High-Saturation Full-Color Printing with All-Dielectric Chiral Metasurfaces

Precise engineering of light–matter interactions has enabled a wide variety of approaches to create brilliant structural colors that overcome the limitation of pigments and dyes in sub-diffraction resolution, enhanced durability, and environmental friendliness. Techniques unitizing photonic crystals, surface plasmons, Mie resonances, or Fabry–Perot cavities have been extensively investigated for applications ranging from coloration, displays, sensors to security devices. However, creating high-saturation colors in the bright-field environment remains challenging owing to the critical requirement of high-index contrast or homogeneous environment.
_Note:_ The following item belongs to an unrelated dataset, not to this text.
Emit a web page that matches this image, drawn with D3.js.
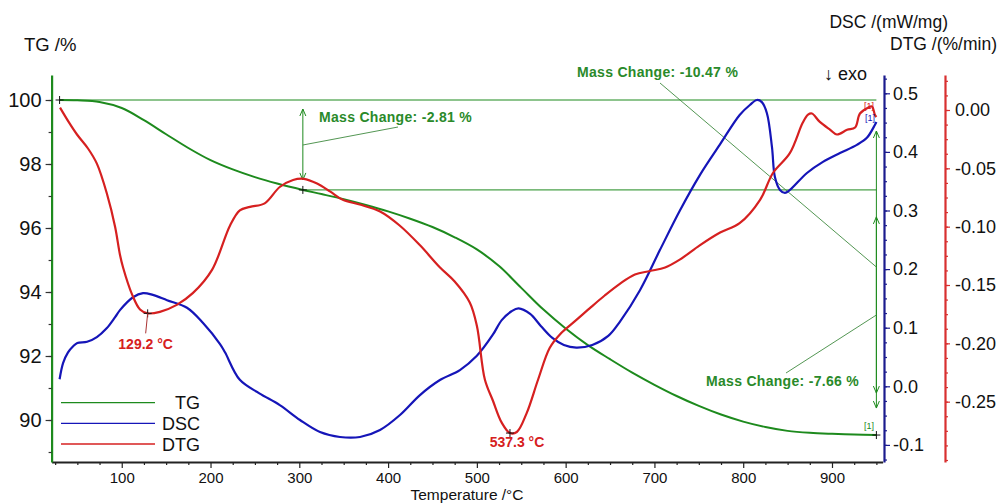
<!DOCTYPE html>
<html>
<head>
<meta charset="utf-8">
<script src="https://cdn.jsdelivr.net/npm/d3@7"></script>
<style>
  html, body { margin: 0; padding: 0; background: #fff; }
  svg { display: block; font-family: "Liberation Sans", Arial, sans-serif; }
</style>
</head>
<body>
<script>
// ---- data: [temperature °C, value] ----
const tgData = [
  [30,100.00],[50,99.99],[75,99.94],[100,99.75],[125,99.37],[150,98.93],[175,98.50],
  [200,98.12],[225,97.83],[250,97.59],[275,97.39],[304,97.19],[325,97.06],[350,96.90],
  [375,96.72],[400,96.52],[425,96.29],[450,96.03],[475,95.71],[500,95.33],[525,94.81],
  [550,94.13],[575,93.45],[600,92.86],[625,92.34],[650,91.90],[675,91.48],[700,91.10],
  [725,90.75],[750,90.44],[775,90.17],[800,89.95],[825,89.78],[850,89.66],[875,89.60],
  [900,89.57],[925,89.55],[950,89.53]
];
const dscData = [
  [30,0.012],[34,0.040],[39.5,0.058],[45,0.068],[50,0.074],[61,0.076],[72,0.084],
  [83,0.099],[92.5,0.118],[98,0.130],[112.7,0.152],[124,0.159],[135,0.156],[151,0.147],
  [173.5,0.134],[191.6,0.108],[210.7,0.072],[216.3,0.058],[233,0.011],[255,-0.012],
  [278,-0.032],[300.8,-0.0575],[323.3,-0.078],[345.8,-0.0865],[368.4,-0.0865],
  [390.9,-0.0745],[413.4,-0.049],[435.9,-0.015],[458.4,0.0107],[480.9,0.0277],
  [500,0.052],[518,0.088],[528,0.113],[539,0.128],[547,0.133],[560,0.1235],
  [572,0.103],[585,0.0825],[598,0.0705],[612,0.066],[630,0.0705],[648,0.086],
  [661,0.110],[683.7,0.164],[706,0.232],[728.7,0.300],[751,0.360],[773.5,0.412],
  [796,0.463],[807.5,0.480],[815.4,0.4886],[821,0.485],[826.7,0.466],[832.4,0.408],
  [835.7,0.357],[841.4,0.335],[847,0.330],[852.6,0.335],[871.8,0.364],[889.8,0.383],
  [909,0.398],[928,0.412],[939.3,0.424],[948.3,0.446],[950,0.451]
];
const dtgData = [
  [30.5,0.002],[40,-0.010],[49.6,-0.021],[62,-0.033],[72,-0.046],[83.4,-0.072],
  [92.5,-0.100],[98,-0.124],[101.5,-0.135],[111.6,-0.158],[120.6,-0.171],[129.2,-0.1743],
  [143,-0.173],[162,-0.167],[180,-0.157],[201.7,-0.137],[222,-0.099],[233,-0.086],
  [244.5,-0.083],[261,-0.080],[278,-0.066],[293,-0.060],[305,-0.059],[320,-0.063],
  [335,-0.070],[349,-0.077],[368,-0.081],[391,-0.087],[413,-0.099],[436,-0.116],
  [458.5,-0.135],[475,-0.147],[492,-0.165],[500,-0.185],[509,-0.231],[518,-0.249],
  [528,-0.268],[537.3,-0.2769],[545,-0.276],[556,-0.260],[569,-0.231],[582,-0.204],
  [594,-0.192],[610.5,-0.181],[627,-0.170],[644,-0.159],[661,-0.149],[678,-0.141],
  [695,-0.138],[712,-0.135],[729,-0.128],[751,-0.116],[774,-0.105],[796,-0.097],
  [819,-0.077],[833.5,-0.054],[852.5,-0.037],[867,-0.011],[873,-0.004],[877.4,-0.003],
  [886,-0.010],[898,-0.017],[905.5,-0.021],[917,-0.017],[926,-0.015],[931.5,-0.003],
  [940.5,0.002],[945,0.003],[948.3,-0.004],[950,-0.006]
];

// axis ticks
const tempTicks = [100,200,300,400,500,600,700,800,900];
const tgTicks = [90,92,94,96,98,100];
const dscTicks = [-0.1,0.0,0.1,0.2,0.3,0.4,0.5];
const dtgTicks = [0.00,-0.05,-0.10,-0.15,-0.20,-0.25];

// evaluated TG points [°C, %] used for the mass change steps
const massPoints = [[30,100.00],[304,97.19],[950,89.53]];
// DTG peak temperatures [°C, %/min]
const dtgPeaks = [[129.2,-0.1743],[537.3,-0.2769]];

const legendItems = ["TG","DSC","DTG"];

// ---- layout ----
const W = 1001, H = 504;
const C = { tg: "#1d8a1d", dsc: "#1515b8", dtg: "#d62020",
            dscAxis: "#1b1b8e", dtgAxis: "#d83030", note: "#2a8a2a", text: "#111" };

const x = d3.scaleLinear().domain([21, 957]).range([51.6, 882.6]);
const yTG = d3.scaleLinear().domain([88.6875, 100.78125]).range([462, 75]);
const yDSC = d3.scaleLinear().domain([-0.12918, 0.53123]).range([462, 75]);
const yDTG = d3.scaleLinear().domain([-0.30171, 0.03000]).range([462, 75]);

const svg = d3.select("body").append("svg").attr("width", W).attr("height", H);
svg.append("rect").attr("width", W).attr("height", H).attr("fill", "#fff");

function styleAxis(g, color, width, fontSize) {
  g.select(".domain").attr("stroke", color).attr("stroke-width", width);
  g.selectAll(".tick line").attr("stroke", color).attr("stroke-width", 1.2);
  g.selectAll(".tick text").attr("fill", C.text).attr("font-size", fontSize)
    .attr("font-family", '"Liberation Sans", Arial, sans-serif');
}
const range = (a, b, s) => d3.range(a, b + s / 2, s);

// bottom temperature axis
const xMinor = svg.append("g").attr("transform", "translate(0,462)")
  .call(d3.axisBottom(x).tickValues(range(25, 950, 25).filter(v => v % 100 !== 0))
    .tickSize(3).tickSizeOuter(0).tickFormat(""));
styleAxis(xMinor, "#222", 2, 15);
const xMajor = svg.append("g").attr("transform", "translate(0,462)")
  .call(d3.axisBottom(x).tickValues(tempTicks).tickSize(6).tickSizeOuter(0).tickPadding(4));
styleAxis(xMajor, "#222", 2, 15);
xMajor.select(".domain").remove();

// left TG axis
const tgMinor = svg.append("g").attr("transform", `translate(${x.range()[0]},0)`)
  .call(d3.axisLeft(yTG).tickValues(range(89, 100, 1)).tickSize(3).tickSizeOuter(0).tickFormat(""));
styleAxis(tgMinor, C.tg, 2.2, 20);
const tgAxis = svg.append("g").attr("transform", `translate(${x.range()[0]},0)`)
  .call(d3.axisLeft(yTG).tickValues(tgTicks).tickSize(6).tickSizeOuter(0).tickPadding(4)
    .tickFormat(d => d.toFixed(0)));
styleAxis(tgAxis, C.tg, 2.2, 20);
tgAxis.select(".domain").remove();
tgAxis.selectAll(".tick line").attr("stroke", "#333");
tgMinor.selectAll(".tick line").attr("stroke", "#333");

// right DSC axis
const dscX = 884;
const dscMinor = svg.append("g").attr("transform", `translate(${dscX},0)`)
  .call(d3.axisRight(yDSC).tickValues(range(-0.125, 0.525, 0.025)).tickSize(3).tickSizeOuter(0).tickFormat(""));
styleAxis(dscMinor, C.dscAxis, 2.2, 18);
const dscAxis = svg.append("g").attr("transform", `translate(${dscX},0)`)
  .call(d3.axisRight(yDSC).tickValues(dscTicks).tickSize(6).tickSizeOuter(0).tickPadding(3)
    .tickFormat(d => d.toFixed(1)));
styleAxis(dscAxis, C.dscAxis, 2.2, 18);
dscAxis.select(".domain").remove();

// right DTG axis
const dtgX = 945;
const dtgMinor = svg.append("g").attr("transform", `translate(${dtgX},0)`)
  .call(d3.axisRight(yDTG).tickValues(range(-0.3, 0.025, 0.0125)).tickSize(3).tickSizeOuter(0).tickFormat(""));
styleAxis(dtgMinor, C.dtgAxis, 2.2, 18);
const dtgAxis = svg.append("g").attr("transform", `translate(${dtgX},0)`)
  .call(d3.axisRight(yDTG).tickValues(dtgTicks).tickSize(5).tickSizeOuter(0).tickPadding(5)
    .tickFormat(d => d.toFixed(2)));
styleAxis(dtgAxis, C.dtgAxis, 2.2, 18);
dtgAxis.select(".domain").remove();

// axis titles
const label = (t, px, py, size, anchor = "start", fill = C.text, weight = "normal") =>
  svg.append("text").attr("x", px).attr("y", py).attr("font-size", size)
    .attr("text-anchor", anchor).attr("fill", fill).attr("font-weight", weight).text(t);
label("TG /%", 24, 51, 18.5);
label("DSC /(mW/mg)", 948, 28, 17.5, "end");
label("DTG /(%/min)", 997, 50, 17.5, "end");
label("Temperature /°C", 467, 500, 15.5, "middle");
label("↓ exo", 824, 80, 18);

// mass change guides
const g = svg.append("g").attr("fill", "none");
const xEnd = x(massPoints[2][0]);
g.append("line").attr("x1", x(massPoints[0][0])).attr("x2", xEnd)
  .attr("y1", yTG(massPoints[0][1])).attr("y2", yTG(massPoints[0][1]))
  .attr("stroke", C.tg).attr("stroke-width", 1);
g.append("line").attr("x1", x(massPoints[1][0])).attr("x2", xEnd)
  .attr("y1", yTG(massPoints[1][1])).attr("y2", yTG(massPoints[1][1]))
  .attr("stroke", C.tg).attr("stroke-width", 1);

function arrow(ax, yTop, yBot) {
  g.append("line").attr("x1", ax).attr("x2", ax).attr("y1", yTop).attr("y2", yBot)
    .attr("stroke", C.tg).attr("stroke-width", 1);
  g.append("path").attr("d", `M${ax - 3},${yTop + 7}L${ax},${yTop}L${ax + 3},${yTop + 7}`)
    .attr("stroke", C.tg).attr("stroke-width", 1);
  g.append("path").attr("d", `M${ax - 3},${yBot - 7}L${ax},${yBot}L${ax + 3},${yBot - 7}`)
    .attr("stroke", C.tg).attr("stroke-width", 1);
}
const y0 = yTG(massPoints[0][1]), y1 = yTG(massPoints[1][1]), y2 = yTG(massPoints[2][1]);
arrow(x(massPoints[1][0]), y0 + 9, y1 - 10);
arrow(xEnd, y0 + 31, y2 - 27);
arrow(xEnd, y1 + 27, y2 - 42);

const leader = (a, b, c, d) => g.append("line").attr("x1", a).attr("y1", b).attr("x2", c).attr("y2", d)
  .attr("stroke", "#3f8a3f").attr("stroke-width", 0.9);
leader(x(massPoints[1][0]), 145, 398, 127);
leader(660, 83, xEnd, 267);
leader(786, 373, xEnd, 315);

const mc = (a, b) => `Mass Change: ${(massPoints[b][1] - massPoints[a][1]).toFixed(2)} %`;
const note = (t, px, py) => label(t, px, py, 14, "start", C.note, "bold").attr("letter-spacing", 0.3);
note(mc(0, 1), 319, 122);
note(mc(0, 2), 577, 77);
note(mc(1, 2), 706, 386);

// curves
const line = (ys) => d3.line().x(d => x(d[0])).y(d => ys(d[1])).curve(d3.curveCatmullRom.alpha(0.5));
svg.append("path").datum(tgData).attr("d", line(yTG)).attr("fill", "none")
  .attr("stroke", C.tg).attr("stroke-width", 2);
svg.append("path").datum(dscData).attr("d", line(yDSC)).attr("fill", "none")
  .attr("stroke", C.dsc).attr("stroke-width", 2.2);
svg.append("path").datum(dtgData).attr("d", line(yDTG)).attr("fill", "none")
  .attr("stroke", C.dtg).attr("stroke-width", 2.2);

// markers
function plus(px, py) {
  svg.append("path").attr("d", `M${px - 4},${py}H${px + 4}M${px},${py - 4}V${py + 4}`)
    .attr("stroke", "#111").attr("stroke-width", 1).attr("fill", "none");
}
massPoints.forEach(d => plus(x(d[0]), yTG(d[1])));
dtgPeaks.forEach(d => plus(x(d[0]), yDTG(d[1])));

// peak labels
const p1 = dtgPeaks[0], p2 = dtgPeaks[1];
svg.append("line").attr("x1", x(p1[0])).attr("y1", yDTG(p1[1]))
  .attr("x2", x(p1[0]) - 2).attr("y2", yDTG(p1[1]) + 20)
  .attr("stroke", "#a33").attr("stroke-width", 1);
label(`${p1[0].toFixed(1)} °C`, x(p1[0]) - 2, yDTG(p1[1]) + 36, 14, "middle", C.dtg, "bold");
label(`${p2[0].toFixed(1)} °C`, x(p2[0]) + 7, yDTG(p2[1]) + 14, 14, "middle", C.dtg, "bold");

// end-of-segment tags
label("[1]", 864, 429, 9, "start", C.tg);
label("[1]", 864, 109, 9, "start", C.dtg);
label("[1]", 865, 121, 9, "start", C.dsc);

// legend
const legColors = [C.tg, C.dsc, C.dtg];
const legY = [402.7, 423.3, 444];
legendItems.forEach((name, i) => {
  svg.append("line").attr("x1", 61).attr("x2", 155).attr("y1", legY[i]).attr("y2", legY[i])
    .attr("stroke", legColors[i]).attr("stroke-width", 1.3);
  label(name, 200, legY[i] + 6.5, 18, "end");
});
</script>
</body>
</html>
Here, a generic strategy is reported to generate high-saturation bright-field structural colors in the cross-polarization spectra with all-dielectric chiral metasurfaces consisting of arrays of TiO2 half-gammadion-shaped resonators. We experimentally demonstrate that vivid reflective structural colors can be achieved across the visible spectrum by carefully engineering the chiral resonators. It is shown that the reflectance at off-resonant wavelengths and higher-order resonances are strongly suppressed in the cross-polarization reflection spectrum, leading to extremely high-saturation color printing with a gamut larger than standard RGB (sRGB). Excellent color performance for sRGB tricolors is further demonstrated. The simple structure, facile fabrication, wide color gamut, and high saturation make the chiral structural colors competitive for polarization optical applications in micro-display, nanoprinting, anti-counterfeiting, data storage, and information encryption.